The material below includes pictures; leave them out and return only the lines between the line containing "Generate a web" and the line containing "160, 180, 200];", inclusive, word for word.

Records for the exercise
──────

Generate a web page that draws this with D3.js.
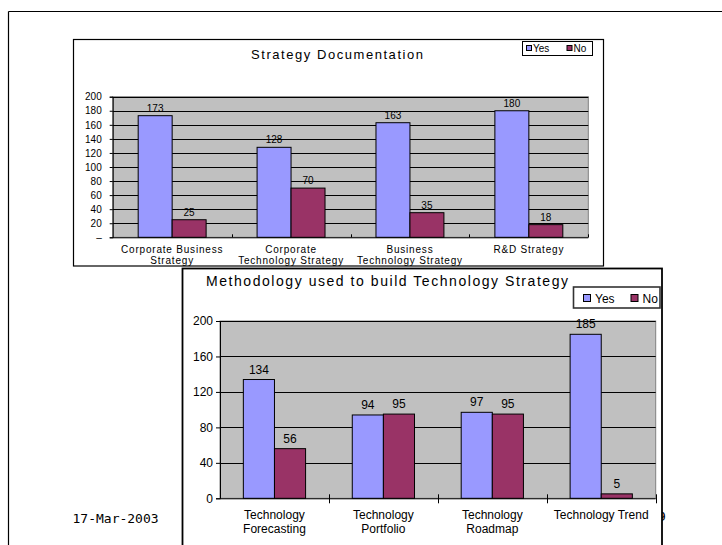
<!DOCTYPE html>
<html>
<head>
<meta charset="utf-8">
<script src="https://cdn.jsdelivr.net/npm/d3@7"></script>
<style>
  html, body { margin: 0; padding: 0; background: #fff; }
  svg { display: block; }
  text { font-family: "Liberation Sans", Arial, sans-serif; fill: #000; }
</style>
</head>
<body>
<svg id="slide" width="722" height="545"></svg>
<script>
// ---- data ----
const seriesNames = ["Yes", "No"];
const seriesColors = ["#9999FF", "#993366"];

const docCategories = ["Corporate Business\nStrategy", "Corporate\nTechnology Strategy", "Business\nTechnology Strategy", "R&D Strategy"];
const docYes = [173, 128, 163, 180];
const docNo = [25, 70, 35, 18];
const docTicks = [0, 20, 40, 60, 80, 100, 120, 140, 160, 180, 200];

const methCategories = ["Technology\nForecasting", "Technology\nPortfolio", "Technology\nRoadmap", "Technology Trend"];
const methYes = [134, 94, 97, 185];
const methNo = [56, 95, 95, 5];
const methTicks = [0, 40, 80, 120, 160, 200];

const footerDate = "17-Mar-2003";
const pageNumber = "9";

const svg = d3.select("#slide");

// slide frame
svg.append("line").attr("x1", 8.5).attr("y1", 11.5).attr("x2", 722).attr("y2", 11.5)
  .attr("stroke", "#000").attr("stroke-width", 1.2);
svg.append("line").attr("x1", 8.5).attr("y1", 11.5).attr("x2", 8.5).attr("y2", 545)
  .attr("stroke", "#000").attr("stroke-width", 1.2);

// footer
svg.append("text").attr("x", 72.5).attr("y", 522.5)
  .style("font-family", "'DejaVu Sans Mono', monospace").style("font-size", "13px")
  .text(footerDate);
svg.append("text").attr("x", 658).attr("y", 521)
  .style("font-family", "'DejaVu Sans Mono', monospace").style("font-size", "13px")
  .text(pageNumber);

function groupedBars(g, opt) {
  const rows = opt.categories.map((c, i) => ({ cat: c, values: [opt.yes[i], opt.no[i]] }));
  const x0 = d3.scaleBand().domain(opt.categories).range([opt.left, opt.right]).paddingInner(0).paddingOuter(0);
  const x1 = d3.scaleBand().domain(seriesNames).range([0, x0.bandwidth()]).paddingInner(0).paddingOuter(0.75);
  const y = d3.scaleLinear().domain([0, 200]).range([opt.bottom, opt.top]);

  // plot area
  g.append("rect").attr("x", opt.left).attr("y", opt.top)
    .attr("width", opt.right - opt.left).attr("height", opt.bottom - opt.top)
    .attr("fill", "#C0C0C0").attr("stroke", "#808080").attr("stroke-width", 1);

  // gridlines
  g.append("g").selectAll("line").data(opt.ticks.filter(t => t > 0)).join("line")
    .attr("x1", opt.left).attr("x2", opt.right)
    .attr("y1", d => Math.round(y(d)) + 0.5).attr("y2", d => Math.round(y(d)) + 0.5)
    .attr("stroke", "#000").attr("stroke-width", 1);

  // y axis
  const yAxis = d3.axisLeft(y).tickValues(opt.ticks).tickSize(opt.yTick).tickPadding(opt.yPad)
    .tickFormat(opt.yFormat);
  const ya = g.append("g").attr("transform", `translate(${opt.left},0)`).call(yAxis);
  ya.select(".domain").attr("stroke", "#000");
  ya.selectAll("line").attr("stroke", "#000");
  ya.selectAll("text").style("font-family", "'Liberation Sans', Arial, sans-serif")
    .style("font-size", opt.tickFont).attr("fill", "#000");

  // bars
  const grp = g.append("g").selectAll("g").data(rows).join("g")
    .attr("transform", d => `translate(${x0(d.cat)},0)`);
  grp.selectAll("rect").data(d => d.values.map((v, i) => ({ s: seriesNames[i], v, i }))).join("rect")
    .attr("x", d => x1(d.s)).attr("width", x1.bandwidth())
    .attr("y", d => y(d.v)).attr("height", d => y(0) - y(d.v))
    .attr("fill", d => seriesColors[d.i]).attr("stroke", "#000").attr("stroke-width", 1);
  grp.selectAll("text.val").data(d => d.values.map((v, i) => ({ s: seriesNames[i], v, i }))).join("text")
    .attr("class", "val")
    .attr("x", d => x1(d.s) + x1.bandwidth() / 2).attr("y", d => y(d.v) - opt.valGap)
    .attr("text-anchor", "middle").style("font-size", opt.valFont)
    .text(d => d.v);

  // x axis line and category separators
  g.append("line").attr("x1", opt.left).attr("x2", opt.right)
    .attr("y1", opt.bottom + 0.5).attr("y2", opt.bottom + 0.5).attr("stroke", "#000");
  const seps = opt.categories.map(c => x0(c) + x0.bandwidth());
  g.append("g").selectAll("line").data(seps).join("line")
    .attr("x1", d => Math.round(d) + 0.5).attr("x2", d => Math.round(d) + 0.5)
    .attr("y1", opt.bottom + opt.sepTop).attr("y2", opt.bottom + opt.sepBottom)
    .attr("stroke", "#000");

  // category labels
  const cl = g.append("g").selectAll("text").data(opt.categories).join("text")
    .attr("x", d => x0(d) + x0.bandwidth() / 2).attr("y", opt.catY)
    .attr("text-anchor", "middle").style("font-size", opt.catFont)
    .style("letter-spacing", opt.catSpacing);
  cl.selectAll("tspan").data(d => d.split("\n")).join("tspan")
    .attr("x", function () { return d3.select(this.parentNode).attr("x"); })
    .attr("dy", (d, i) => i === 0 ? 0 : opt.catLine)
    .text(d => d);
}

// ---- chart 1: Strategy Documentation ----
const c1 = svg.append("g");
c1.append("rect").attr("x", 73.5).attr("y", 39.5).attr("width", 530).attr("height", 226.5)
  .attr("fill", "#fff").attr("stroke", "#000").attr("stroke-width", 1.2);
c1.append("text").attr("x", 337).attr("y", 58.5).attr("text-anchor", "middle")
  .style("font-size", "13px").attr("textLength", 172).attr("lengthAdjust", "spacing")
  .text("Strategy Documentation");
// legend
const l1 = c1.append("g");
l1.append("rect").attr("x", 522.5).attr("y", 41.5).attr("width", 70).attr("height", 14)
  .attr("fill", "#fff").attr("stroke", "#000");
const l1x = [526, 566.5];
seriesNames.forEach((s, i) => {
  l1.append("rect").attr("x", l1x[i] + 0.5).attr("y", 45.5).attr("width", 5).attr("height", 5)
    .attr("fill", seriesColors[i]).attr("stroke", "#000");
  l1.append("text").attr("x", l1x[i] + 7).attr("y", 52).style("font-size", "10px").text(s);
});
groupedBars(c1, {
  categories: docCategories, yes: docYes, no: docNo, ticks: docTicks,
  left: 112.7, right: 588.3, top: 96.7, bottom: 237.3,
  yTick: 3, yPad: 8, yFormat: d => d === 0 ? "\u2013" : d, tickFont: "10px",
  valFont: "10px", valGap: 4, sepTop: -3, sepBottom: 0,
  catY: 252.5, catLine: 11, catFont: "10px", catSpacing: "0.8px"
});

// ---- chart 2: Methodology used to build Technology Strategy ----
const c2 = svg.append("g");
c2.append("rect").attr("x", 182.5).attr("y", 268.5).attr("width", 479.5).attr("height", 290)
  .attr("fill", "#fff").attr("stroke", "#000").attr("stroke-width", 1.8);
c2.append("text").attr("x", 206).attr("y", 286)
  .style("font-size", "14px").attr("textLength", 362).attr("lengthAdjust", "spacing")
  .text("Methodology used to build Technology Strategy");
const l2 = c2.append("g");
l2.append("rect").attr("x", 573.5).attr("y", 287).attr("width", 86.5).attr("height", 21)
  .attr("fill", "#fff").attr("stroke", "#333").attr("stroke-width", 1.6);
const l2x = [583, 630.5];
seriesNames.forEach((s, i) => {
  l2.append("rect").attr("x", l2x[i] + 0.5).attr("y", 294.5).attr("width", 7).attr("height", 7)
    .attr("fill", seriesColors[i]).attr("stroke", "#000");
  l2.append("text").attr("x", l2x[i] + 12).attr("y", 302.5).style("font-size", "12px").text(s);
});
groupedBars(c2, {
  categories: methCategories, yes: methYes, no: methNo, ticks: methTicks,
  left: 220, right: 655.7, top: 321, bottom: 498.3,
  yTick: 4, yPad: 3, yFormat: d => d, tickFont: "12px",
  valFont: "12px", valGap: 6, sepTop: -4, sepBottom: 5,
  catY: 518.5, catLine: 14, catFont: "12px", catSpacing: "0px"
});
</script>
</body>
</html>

──────

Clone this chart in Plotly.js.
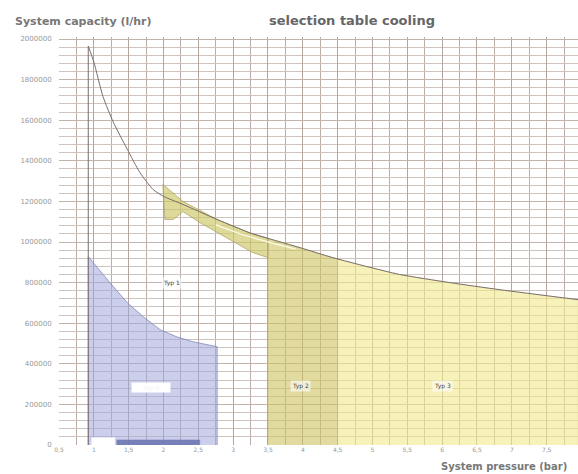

──────

Result
Generate a web page that draws this with D3.js.
<!DOCTYPE html>
<html>
<head>
<meta charset="utf-8">
<script src="https://cdn.jsdelivr.net/npm/d3@7"></script>
<style>
  html, body { margin: 0; padding: 0; background: #fff; }
  svg { display: block; }
  text { font-family: "Liberation Sans", Arial, sans-serif; fill: #000; }
</style>
</head>
<body>
<svg id="slide" width="722" height="545"></svg>
<script>
// ---- data ----
const seriesNames = ["Yes", "No"];
const seriesColors = ["#9999FF", "#993366"];

const docCategories = ["Corporate Business\nStrategy", "Corporate\nTechnology Strategy", "Business\nTechnology Strategy", "R&D Strategy"];
const docYes = [173, 128, 163, 180];
const docNo = [25, 70, 35, 18];
const docTicks = [0, 20, 40, 60, 80, 100, 120, 140, 160, 180, 200];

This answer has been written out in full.